Open JustinasJas opened 5 months ago
More general problem seems to be possibility to create a mismatch between importer/exporter and actual specification used. Such mismatch can easily be encountered by copying and renaming importers/exporters.
Toolbox provides options to copy and duplicate items in multiple windows. However, copying importer/exporter does not create copy of its specification. Common specification among multiple importers/exporters is not an intuitive outcome of copying and it is easy to miss this fact. Doing so is not as dangerous as in previous described cases where entire specifications are lost with any edit. That said, unaware user may significantly modify original specification losing associated work.
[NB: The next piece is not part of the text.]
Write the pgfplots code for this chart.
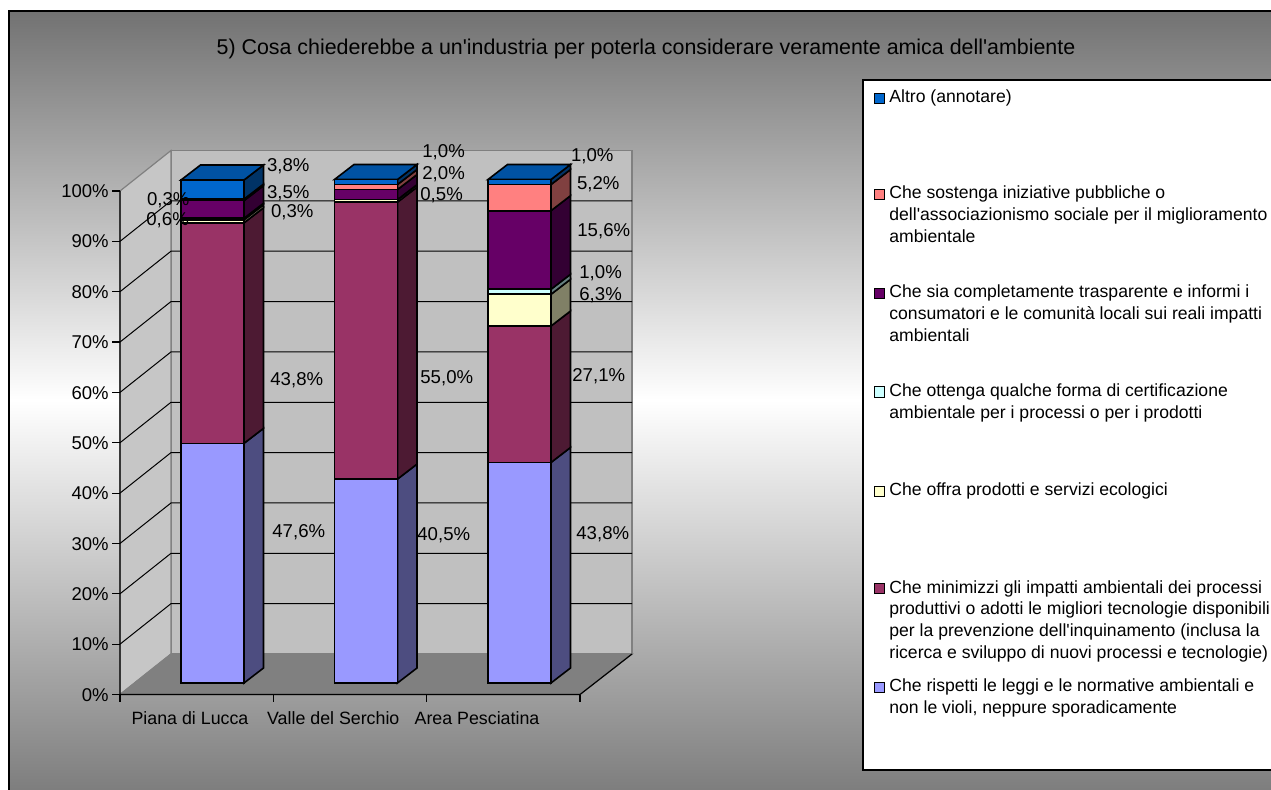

Json file for importer/exporter is created with name of importer/exporter specification at the time this name is entered in importer/exporter editor. However, renaming in importer/exporter specification editor does not affect name of json. When creating new importer/exporter with the name of already existing json file name, Toolbox asks if json should be rewritten even though previous importer/exporter that created that json was renamed (no way to see in toolbox what is the issue). After choosing to rewrite fist json both importers/exporters refer to the same json and modify it entirely (including "name" written inside json). I.e., additional case for issue of potentially losing specifications. Basic case to obtain this issue: (1) want to create exporters named A and B; (2) creating exporter A, but accidentally name it and its specification as B; (3) rename first exporter and its specification in specification editor to A as initially intended; (4) creating exporter B; (5) upon saving its specification as B receive a message that B.json exists and chose to overwrite it. In case of such misnaming case it seems better to delete and re-add exporter than rename it.
Case 1 - specification selection
Problem In project with multiple importers and their specifications select one importer and different specification in "Specification" field of "Importer properties" window. Then open Importer specification editor by any of possible ways: (1) double clicking selected importer, (2) double clicking input file in "available resources" window of "Importer properties" window, or (3) clicking "edit specification" bottom in "Importer properties" window. Editor shows selected specification that no longer has input data and data of selected importer that no longer has specification. This is despite the absence of link between such input data connection and importer pair. Example Specification selection.zip contains project with two data files and two working importers. Project also contains 3rd specification of deleted importer to illustrate addition element that could be mixed up in selection. Project allows reproducing the problem by selection describe before.
Case 2 - importer with multiple specifications
Problem Single importer allows setting specifications for multiple input files, but saves only for one. Setting specifications for the second file deletes specifications for first. In turn, setting specifications for the first file again deletes specifications for the second file. Example Importer with multiple specifications.zip contains project with single importer for Nodes.xlsx and Technology.xlsx. Current mappings for Technology have deleted initial mappings for Node. Note on specifications In this case one moves between specifications by selecting input file in "Available resources" in "Import properties" window, which is not expected. In this project only one specification is present in "Specification" field. However, in presence of other importers (including deleted ones) behavior of importer becomes much harder to understand.
Takeaways
Risk The intuitive interpretation of importer editor window with previously mapped data without any mappings is that these mappings were lost due to missed saving or some corruption and one should redo mapping. Redoing, however, in addition to extra work, would mess up old mappings. The potential progress loss can be quite significant working with large and complex input data files. Mitigation The described combination of selections and multiple files for single importer should not be possible or at least warned somehow.